_GIVEN EXERCISE_. All the data below goes into the copy word for word, but the pictures don't.

┄┄┄┄┄┄┄┄┄┄

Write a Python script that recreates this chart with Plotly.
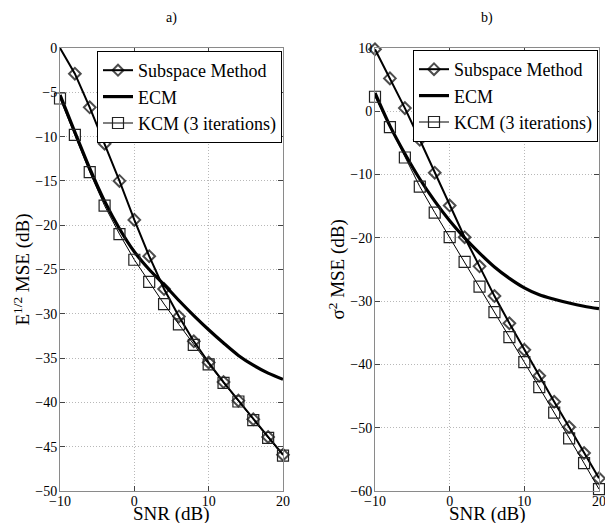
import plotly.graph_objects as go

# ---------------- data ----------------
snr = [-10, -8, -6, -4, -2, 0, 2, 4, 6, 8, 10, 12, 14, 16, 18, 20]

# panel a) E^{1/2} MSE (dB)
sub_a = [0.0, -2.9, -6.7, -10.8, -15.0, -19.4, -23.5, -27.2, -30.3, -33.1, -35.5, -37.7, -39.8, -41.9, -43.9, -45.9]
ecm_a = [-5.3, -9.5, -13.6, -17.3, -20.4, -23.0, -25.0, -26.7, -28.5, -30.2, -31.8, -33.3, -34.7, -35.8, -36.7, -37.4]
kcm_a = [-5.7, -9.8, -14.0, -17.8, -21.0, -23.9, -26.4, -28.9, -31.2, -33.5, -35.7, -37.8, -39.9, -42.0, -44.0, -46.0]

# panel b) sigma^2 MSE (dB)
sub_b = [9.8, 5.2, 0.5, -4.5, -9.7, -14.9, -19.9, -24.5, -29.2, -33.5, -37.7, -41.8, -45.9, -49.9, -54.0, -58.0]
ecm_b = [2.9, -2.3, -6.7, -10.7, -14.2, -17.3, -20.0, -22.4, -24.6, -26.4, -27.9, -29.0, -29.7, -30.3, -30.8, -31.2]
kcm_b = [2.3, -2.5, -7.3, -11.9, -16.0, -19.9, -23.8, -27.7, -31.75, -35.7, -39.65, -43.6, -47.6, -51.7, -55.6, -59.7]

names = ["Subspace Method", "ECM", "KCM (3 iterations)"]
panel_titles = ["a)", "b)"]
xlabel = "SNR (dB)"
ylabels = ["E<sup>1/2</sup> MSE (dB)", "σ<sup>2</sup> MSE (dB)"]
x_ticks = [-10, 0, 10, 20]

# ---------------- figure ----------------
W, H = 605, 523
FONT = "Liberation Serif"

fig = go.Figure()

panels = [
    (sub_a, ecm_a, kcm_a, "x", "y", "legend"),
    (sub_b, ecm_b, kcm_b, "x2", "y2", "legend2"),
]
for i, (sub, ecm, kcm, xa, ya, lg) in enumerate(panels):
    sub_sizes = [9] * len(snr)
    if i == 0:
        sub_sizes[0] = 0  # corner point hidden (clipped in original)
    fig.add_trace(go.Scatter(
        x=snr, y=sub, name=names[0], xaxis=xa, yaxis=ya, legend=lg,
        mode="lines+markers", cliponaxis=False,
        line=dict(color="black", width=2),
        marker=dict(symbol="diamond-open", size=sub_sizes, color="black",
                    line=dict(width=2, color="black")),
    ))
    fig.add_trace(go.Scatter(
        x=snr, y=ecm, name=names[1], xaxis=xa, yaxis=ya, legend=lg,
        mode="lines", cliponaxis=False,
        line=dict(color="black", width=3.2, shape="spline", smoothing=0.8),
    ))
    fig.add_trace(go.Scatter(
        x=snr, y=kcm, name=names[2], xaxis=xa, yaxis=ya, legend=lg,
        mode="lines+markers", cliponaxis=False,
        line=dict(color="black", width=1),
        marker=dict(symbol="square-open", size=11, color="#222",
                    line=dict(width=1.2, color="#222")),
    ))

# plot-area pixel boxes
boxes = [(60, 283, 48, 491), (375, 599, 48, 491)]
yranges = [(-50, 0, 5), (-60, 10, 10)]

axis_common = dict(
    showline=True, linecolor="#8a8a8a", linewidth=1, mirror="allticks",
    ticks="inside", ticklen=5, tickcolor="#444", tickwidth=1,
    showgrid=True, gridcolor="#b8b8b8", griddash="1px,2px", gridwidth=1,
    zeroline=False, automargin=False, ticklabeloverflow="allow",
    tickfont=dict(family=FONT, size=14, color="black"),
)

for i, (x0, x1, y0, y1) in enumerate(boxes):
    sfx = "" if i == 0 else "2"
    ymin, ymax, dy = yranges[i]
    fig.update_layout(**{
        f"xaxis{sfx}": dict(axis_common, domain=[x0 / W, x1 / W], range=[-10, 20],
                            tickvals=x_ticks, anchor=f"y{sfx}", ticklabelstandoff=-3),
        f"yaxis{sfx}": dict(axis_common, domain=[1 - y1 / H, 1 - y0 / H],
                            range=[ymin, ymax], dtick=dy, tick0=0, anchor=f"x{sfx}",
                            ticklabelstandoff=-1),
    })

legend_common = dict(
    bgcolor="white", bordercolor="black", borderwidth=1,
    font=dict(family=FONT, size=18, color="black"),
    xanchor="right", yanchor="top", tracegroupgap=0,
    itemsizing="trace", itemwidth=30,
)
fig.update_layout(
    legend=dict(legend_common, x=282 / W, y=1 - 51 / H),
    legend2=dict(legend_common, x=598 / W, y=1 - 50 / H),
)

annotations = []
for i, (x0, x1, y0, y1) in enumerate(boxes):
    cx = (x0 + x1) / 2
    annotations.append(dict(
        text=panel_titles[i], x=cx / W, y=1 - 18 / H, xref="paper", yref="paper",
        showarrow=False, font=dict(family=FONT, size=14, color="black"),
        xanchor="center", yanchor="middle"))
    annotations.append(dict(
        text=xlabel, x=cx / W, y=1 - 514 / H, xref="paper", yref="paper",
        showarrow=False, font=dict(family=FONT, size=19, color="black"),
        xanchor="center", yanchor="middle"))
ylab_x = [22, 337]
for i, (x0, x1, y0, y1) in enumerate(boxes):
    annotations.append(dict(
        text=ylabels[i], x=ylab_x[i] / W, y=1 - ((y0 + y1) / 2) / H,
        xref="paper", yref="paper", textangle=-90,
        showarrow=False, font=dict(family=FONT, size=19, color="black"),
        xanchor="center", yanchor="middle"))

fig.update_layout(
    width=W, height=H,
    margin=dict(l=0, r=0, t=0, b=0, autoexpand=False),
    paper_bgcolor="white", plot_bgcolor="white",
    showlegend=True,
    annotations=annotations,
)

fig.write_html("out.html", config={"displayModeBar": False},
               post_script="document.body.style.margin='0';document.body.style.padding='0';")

┄┄┄┄┄┄┄┄┄┄

_SOLUTION TO THE PROBLEM_.
Write a Python script that recreates this chart with Plotly.
import plotly.graph_objects as go

# ---------------- data ----------------
snr = [-10, -8, -6, -4, -2, 0, 2, 4, 6, 8, 10, 12, 14, 16, 18, 20]

# panel a) E^{1/2} MSE (dB)
sub_a = [0.0, -2.9, -6.7, -10.8, -15.0, -19.4, -23.5, -27.2, -30.3, -33.1, -35.5, -37.7, -39.8, -41.9, -43.9, -45.9]
ecm_a = [-5.3, -9.5, -13.6, -17.3, -20.4, -23.0, -25.0, -26.7, -28.5, -30.2, -31.8, -33.3, -34.7, -35.8, -36.7, -37.4]
kcm_a = [-5.7, -9.8, -14.0, -17.8, -21.0, -23.9, -26.4, -28.9, -31.2, -33.5, -35.7, -37.8, -39.9, -42.0, -44.0, -46.0]

# panel b) sigma^2 MSE (dB)
sub_b = [9.8, 5.2, 0.5, -4.5, -9.7, -14.9, -19.9, -24.5, -29.2, -33.5, -37.7, -41.8, -45.9, -49.9, -54.0, -58.0]
ecm_b = [2.9, -2.3, -6.7, -10.7, -14.2, -17.3, -20.0, -22.4, -24.6, -26.4, -27.9, -29.0, -29.7, -30.3, -30.8, -31.2]
kcm_b = [2.3, -2.5, -7.3, -11.9, -16.0, -19.9, -23.8, -27.7, -31.75, -35.7, -39.65, -43.6, -47.6, -51.7, -55.6, -59.7]

names = ["Subspace Method", "ECM", "KCM (3 iterations)"]
panel_titles = ["a)", "b)"]
xlabel = "SNR (dB)"
ylabels = ["E<sup>1/2</sup> MSE (dB)", "σ<sup>2</sup> MSE (dB)"]
x_ticks = [-10, 0, 10, 20]

# ---------------- figure ----------------
W, H = 605, 523
FONT = "Liberation Serif"

fig = go.Figure()

panels = [
    (sub_a, ecm_a, kcm_a, "x", "y", "legend"),
    (sub_b, ecm_b, kcm_b, "x2", "y2", "legend2"),
]
for i, (sub, ecm, kcm, xa, ya, lg) in enumerate(panels):
    sub_sizes = [9] * len(snr)
    if i == 0:
        sub_sizes[0] = 0  # corner point hidden (clipped in original)
    fig.add_trace(go.Scatter(
        x=snr, y=sub, name=names[0], xaxis=xa, yaxis=ya, legend=lg,
        mode="lines+markers", cliponaxis=False,
        line=dict(color="black", width=2),
        marker=dict(symbol="diamond-open", size=sub_sizes, color="black",
                    line=dict(width=2, color="black")),
    ))
    fig.add_trace(go.Scatter(
        x=snr, y=ecm, name=names[1], xaxis=xa, yaxis=ya, legend=lg,
        mode="lines", cliponaxis=False,
        line=dict(color="black", width=3.2, shape="spline", smoothing=0.8),
    ))
    fig.add_trace(go.Scatter(
        x=snr, y=kcm, name=names[2], xaxis=xa, yaxis=ya, legend=lg,
        mode="lines+markers", cliponaxis=False,
        line=dict(color="black", width=1),
        marker=dict(symbol="square-open", size=11, color="#222",
                    line=dict(width=1.2, color="#222")),
    ))

# plot-area pixel boxes
boxes = [(60, 283, 48, 491), (375, 599, 48, 491)]
yranges = [(-50, 0, 5), (-60, 10, 10)]

axis_common = dict(
    showline=True, linecolor="#8a8a8a", linewidth=1, mirror="allticks",
    ticks="inside", ticklen=5, tickcolor="#444", tickwidth=1,
    showgrid=True, gridcolor="#b8b8b8", griddash="1px,2px", gridwidth=1,
    zeroline=False, automargin=False, ticklabeloverflow="allow",
    tickfont=dict(family=FONT, size=14, color="black"),
)

for i, (x0, x1, y0, y1) in enumerate(boxes):
    sfx = "" if i == 0 else "2"
    ymin, ymax, dy = yranges[i]
    fig.update_layout(**{
        f"xaxis{sfx}": dict(axis_common, domain=[x0 / W, x1 / W], range=[-10, 20],
                            tickvals=x_ticks, anchor=f"y{sfx}", ticklabelstandoff=-3),
        f"yaxis{sfx}": dict(axis_common, domain=[1 - y1 / H, 1 - y0 / H],
                            range=[ymin, ymax], dtick=dy, tick0=0, anchor=f"x{sfx}",
                            ticklabelstandoff=-1),
    })

legend_common = dict(
    bgcolor="white", bordercolor="black", borderwidth=1,
    font=dict(family=FONT, size=18, color="black"),
    xanchor="right", yanchor="top", tracegroupgap=0,
    itemsizing="trace", itemwidth=30,
)
fig.update_layout(
    legend=dict(legend_common, x=282 / W, y=1 - 51 / H),
    legend2=dict(legend_common, x=598 / W, y=1 - 50 / H),
)

annotations = []
for i, (x0, x1, y0, y1) in enumerate(boxes):
    cx = (x0 + x1) / 2
    annotations.append(dict(
        text=panel_titles[i], x=cx / W, y=1 - 18 / H, xref="paper", yref="paper",
        showarrow=False, font=dict(family=FONT, size=14, color="black"),
        xanchor="center", yanchor="middle"))
    annotations.append(dict(
        text=xlabel, x=cx / W, y=1 - 514 / H, xref="paper", yref="paper",
        showarrow=False, font=dict(family=FONT, size=19, color="black"),
        xanchor="center", yanchor="middle"))
ylab_x = [22, 337]
for i, (x0, x1, y0, y1) in enumerate(boxes):
    annotations.append(dict(
        text=ylabels[i], x=ylab_x[i] / W, y=1 - ((y0 + y1) / 2) / H,
        xref="paper", yref="paper", textangle=-90,
        showarrow=False, font=dict(family=FONT, size=19, color="black"),
        xanchor="center", yanchor="middle"))

fig.update_layout(
    width=W, height=H,
    margin=dict(l=0, r=0, t=0, b=0, autoexpand=False),
    paper_bgcolor="white", plot_bgcolor="white",
    showlegend=True,
    annotations=annotations,
)

fig.write_html("out.html", config={"displayModeBar": False},
               post_script="document.body.style.margin='0';document.body.style.padding='0';")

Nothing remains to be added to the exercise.